Its my Friday morning....this means I have two children in school, one with a good friend and the littlest is taking her morning nap. I have my coffee and my smoothie, I have my bible and my journal, and today I have all the windows open with and looking out one side I see the sun shining and out the other window I see huge rain clouds rolling in. I look forward to this day. I rarely take it for myself, I am usually found doing many other things with my Friday mornings. Today I felt the Lord calling me to come and sit, be still, hear Him. So as uncomfortable as it is to stop and rest when there are a million things to do, I have found myself cuddled up in my chair in the quiet with Jesus. WOW! Its been way too long, this is a good place to be. I have a good God.

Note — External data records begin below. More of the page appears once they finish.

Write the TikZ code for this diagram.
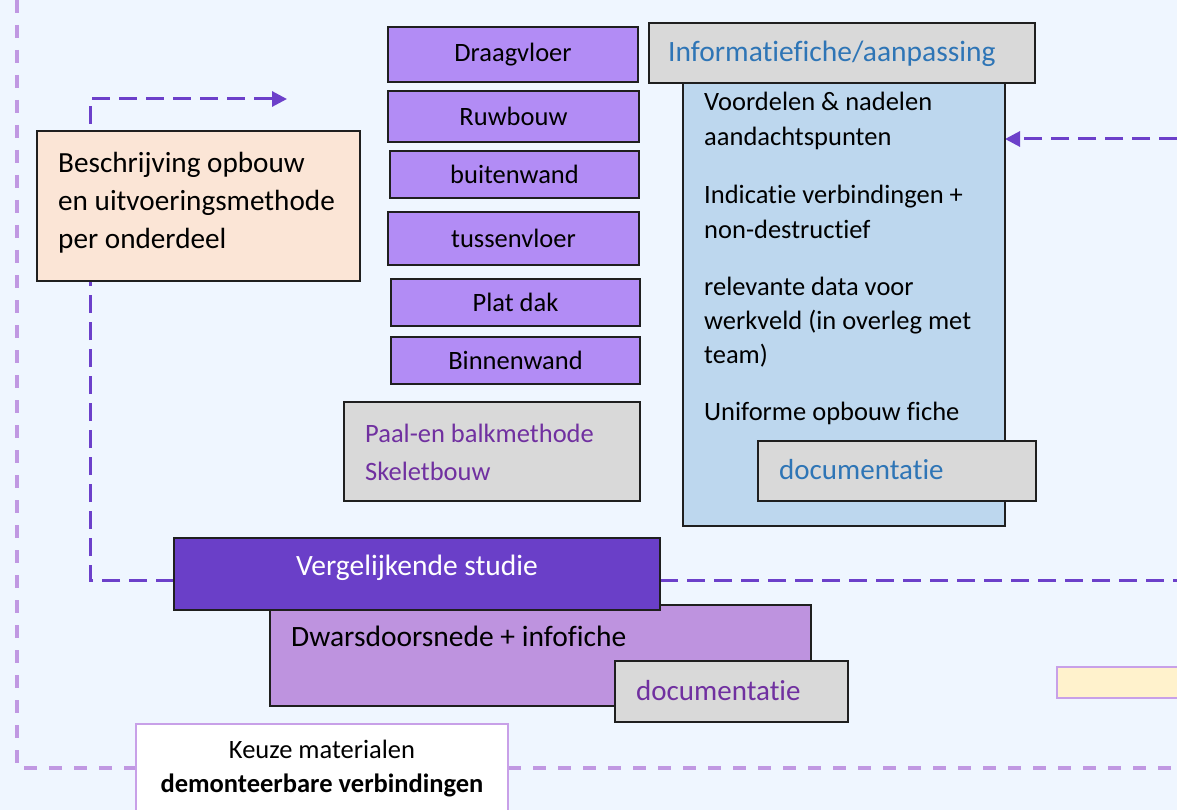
\documentclass[tikz,border=0pt]{standalone}
\usepackage{fontspec}
\setmainfont{Carlito}[Ligatures=NoCommon]
\usetikzlibrary{arrows.meta}

\definecolor{pagebg}{RGB}{239,246,255}
\definecolor{outerline}{RGB}{192,152,226}
\definecolor{innerline}{RGB}{108,64,202}
\definecolor{peach}{RGB}{251,229,214}
\definecolor{lavender}{RGB}{178,140,245}
\definecolor{panelgrey}{RGB}{217,217,217}
\definecolor{skyblue}{RGB}{189,215,238}
\definecolor{headblue}{RGB}{46,117,182}
\definecolor{plum}{RGB}{112,48,160}
\definecolor{violet}{RGB}{106,63,200}
\definecolor{lilac}{RGB}{190,147,223}
\definecolor{cream}{RGB}{255,242,204}
\definecolor{softedge}{RGB}{200,160,232}

\newcommand\setfs[2]{\fontsize{#1}{#2}\selectfont}

\tikzset{
  box/.style={draw=black!88, line width=1.6pt, anchor=north west,
    inner sep=0pt, outer sep=0pt},
  partbox/.style={box, fill=lavender, font=\setfs{26.5}{30}},
  greybox/.style={box, fill=panelgrey},
  txt/.style={inner sep=0pt, anchor=west, align=left},
  outerdash/.style={draw=outerline, line width=3.5pt, dash pattern=on 13pt off 12pt},
  innerdash/.style={draw=innerline, line width=3pt, dash pattern=on 18pt off 9pt},
  tip/.style={-{Triangle[length=15pt,width=15pt]}}
}

\begin{document}
\begin{tikzpicture}[x=1pt,y=-1pt]
\useasboundingbox (0,0) rectangle (1177,810);
\fill[pagebg] (0,0) rectangle (1177,810);

% guide points for the dashed routes
\coordinate (outertop) at (17,0);
\coordinate (outercorner) at (17,768);
\coordinate (outerend) at (1177,768);
\coordinate (turnlow) at (90,580);
\coordinate (turnhigh) at (90,99);
\coordinate (tiptop) at (287,99);
\coordinate (rightend) at (1177,580);
\coordinate (rightin) at (1177,139);

% boxes that the dashed routes attach to
\path
  node[box, fill=white, draw=softedge, line width=1.5pt, minimum width=372pt, minimum height=100pt] (keuze) at (136,724) {}
  node[box, fill=peach, minimum width=323pt, minimum height=150pt] (beschr) at (37,131) {}
  node[box, fill=lilac, minimum width=541pt, minimum height=101pt] (dwars) at (270,605) {}
  node[box, fill=violet, minimum width=486pt, minimum height=72pt] (verg) at (174,538) {}
  node[box, fill=skyblue, minimum width=322pt, minimum height=443pt] (info) at (683,83) {};

% dashed routes
\draw[outerdash] (outertop) -- (outercorner) -- (keuze.west |- outercorner);
\draw[outerdash] (keuze.east |- outercorner) -- (outerend);
\draw[innerdash, tip] (verg.west |- turnlow) -- (turnlow) -- (turnhigh) -- (tiptop);
\draw[innerdash] (verg.east |- turnlow) -- (rightend);
\draw[innerdash, tip] (rightin) -- (info.east |- rightin);

% boxes on top of the lines
\node[box, fill=white, draw=softedge, line width=1.5pt, minimum width=372pt, minimum height=100pt] (keuzeB) at (136,724) {};
\node[box, fill=peach, minimum width=323pt, minimum height=150pt] (beschrB) at (37,131) {};
\node[box, fill=skyblue, minimum width=322pt, minimum height=443pt] (infoB) at (683,83) {};
\node[greybox, minimum width=386pt, minimum height=60pt] (infohead) at (649,23) {};
\node[greybox, minimum width=278pt, minimum height=60pt] (docblue) at (758,441) {};
\node[box, fill=lilac, minimum width=541pt, minimum height=101pt] (dwarsB) at (270,605) {};
\node[box, fill=violet, minimum width=486pt, minimum height=72pt] (vergB) at (174,538) {};
\node[greybox, minimum width=233pt, minimum height=61pt] (docpurple) at (615,661) {};
\node[box, fill=cream, draw=softedge, line width=2pt, minimum width=140pt, minimum height=31pt] (cream) at (1057,667) {};

% building parts
\node[partbox, minimum width=250pt, minimum height=55pt] (draag) at (388,27) {Draagvloer};
\node[partbox, minimum width=251pt, minimum height=51pt] (ruw) at (388,91) {Ruwbouw};
\node[partbox, minimum width=249pt, minimum height=47pt] (buiten) at (390,151) {buitenwand};
\node[partbox, minimum width=251pt, minimum height=53pt] (tussen) at (388,212) {tussenvloer};
\node[partbox, minimum width=249pt, minimum height=47pt] (plat) at (391,279) {Plat dak};
\node[partbox, minimum width=249pt, minimum height=47pt] (binnen) at (391,337) {Binnenwand};
\node[greybox, minimum width=296pt, minimum height=99pt] (paal) at (344,402) {};

% texts
\node[txt, font=\setfs{29.2}{38}] (beschrT) at (58,203)
  {Beschrijving opbouw\\en uitvoeringsmethode\\per onderdeel};
\node[txt, font=\setfs{26.5}{38}, text=plum] (paalT) at (365,452)
  {Paal-en balkmethode\\Skeletbouw};
\node[txt, font=\setfs{29.5}{32}, text=headblue] (infoheadT) at (668,54)
  {Informatiefiche/aanpassing};
\node[txt, font=\setfs{26.5}{35.5}] (p1) at (704,121)
  {Voordelen \& nadelen\\aandachtspunten};
\node[txt, font=\setfs{26.5}{35.5}] (p2) at (704,212)
  {Indicatie verbindingen +\\non-destructief};
\node[txt, font=\setfs{26.5}{34}] (p3) at (704,322)
  {relevante data voor\\werkveld (in overleg met\\team)};
\node[txt, font=\setfs{26.5}{34}] (p4) at (704,413)
  {Uniforme opbouw fiche};
\node[txt, font=\setfs{29}{32}, text=headblue] (docblueT) at (779,470)
  {documentatie};
\node[font=\setfs{29.5}{32}, text=white, inner sep=0pt] (vergT) at (417,568)
  {Vergelijkende studie};
\node[txt, font=\setfs{29.5}{32}] (dwarsT) at (291,636)
  {Dwarsdoorsnede + infofiche};
\node[txt, font=\setfs{29}{32}, text=plum] (docpurpleT) at (636,691)
  {documentatie};
\node[font=\setfs{26.5}{34}, align=center, inner sep=0pt] (keuzeT) at (322,769)
  {Keuze materialen\\\textbf{demonteerbare verbindingen}};
\end{tikzpicture}
\end{document}
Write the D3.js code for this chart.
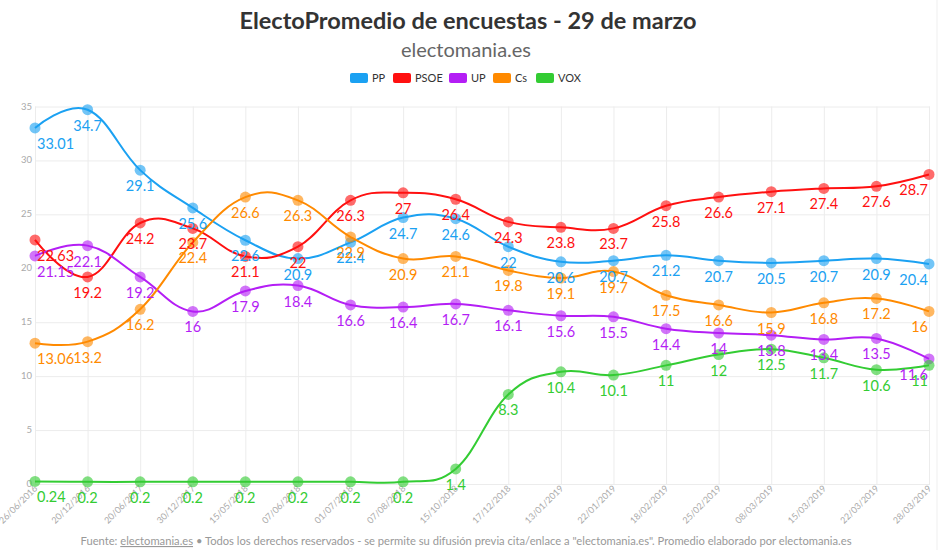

This week has been full of trials. My fears, shame and insecurities have been triggered way to many times. Satan has found that foothold that draws me down and I have fought a battle spiritually this week. I have fought the truth of my new nature that comes with being a child of the Living God. I am His creation. He makes all things new. Reality is that I knew I was struggling this week and yet I justified my actions with my fear, shame and doubt. I ran in fear, I struggled for breath and I fell numerous times. I felt as though I was running through a dark forest and I couldn't see anything. There was help all around but I couldn't find the words to ask. My husband who loves me deeply fought to rescue me, he then also ran into the dark forest and then the two of us were both running but could not see anything. So we were both tripping, both falling, both trying to catch our breath and neither asking for help. Well it seems as though yesterday as we started another day in this dark forest, it started to rain and pour and it became muddy and after days without food or water our limitations were hit. No more running could be done, the falling and the lack of food had done too much damage to our souls and our bodies. So with worn and messy words I finally found my heart and my soul crying out in a whisper, "help, somebody help me, I'm worn, the enemy has me trapped and I cant find my way out." But here's where I went, I was looking for James to help me, I wanted him to rescue me. He so desperately wanted to rescue me but wait, he was lost in the dark, rainy forest too. Oh but I longed for him to save me, to show me the way out. So you have two people both asking for help, both lost and fearful. As I stopped in my fear, my anxiousness, my victim mentality, my insecurity and in my pride and realized James could not save me. The only person that could save me was the one who created light. My Jesus, my rescuer, my healer, my safe place, my giver of life, my creator, HE already saved me. In fact, he created this very forest, He already knows the way out. As I began to realize my desperate need for Him slowly the rain let up, light came through the trees, and as I wiped the mud from my eyes and picked up my beat down body I could see the way out that was already prepared for me.
You see the way out didn't come when I asked for help or when I realized where I went wrong. The way out was already there. He already rescued me, he already saved me, he already knew my deep struggle with the darkness. My Jesus, he created the light. He dawned a new day and gave me light to see how desperately I needed Him. As the light shown through I look across the forest and see James and we are both picking ourselves up. We helped each other up, and we walked hand in hand out of the forest together with our GOD leading us.
Today, right now, I still fight nightmares of that dark and scary forest, but I also rest in the redemption of our God who already paved this way for us, He gave us a way out of the forest. He, my Jesus knows also that I will go back there, I will in my human nature go back to the forest and try to find my own way again and He still loves me, He already paid for me and He will walk the journey with me again. His beautiful, sacrificing death on the cross already paid it all. He has already defeated the enemy, he already made the way into his arms, he already knows my sin for years to come and He gives me light, he shows me the way, he walks through the forest with me, he loves me, He calls me his own and He paid the ultimate price.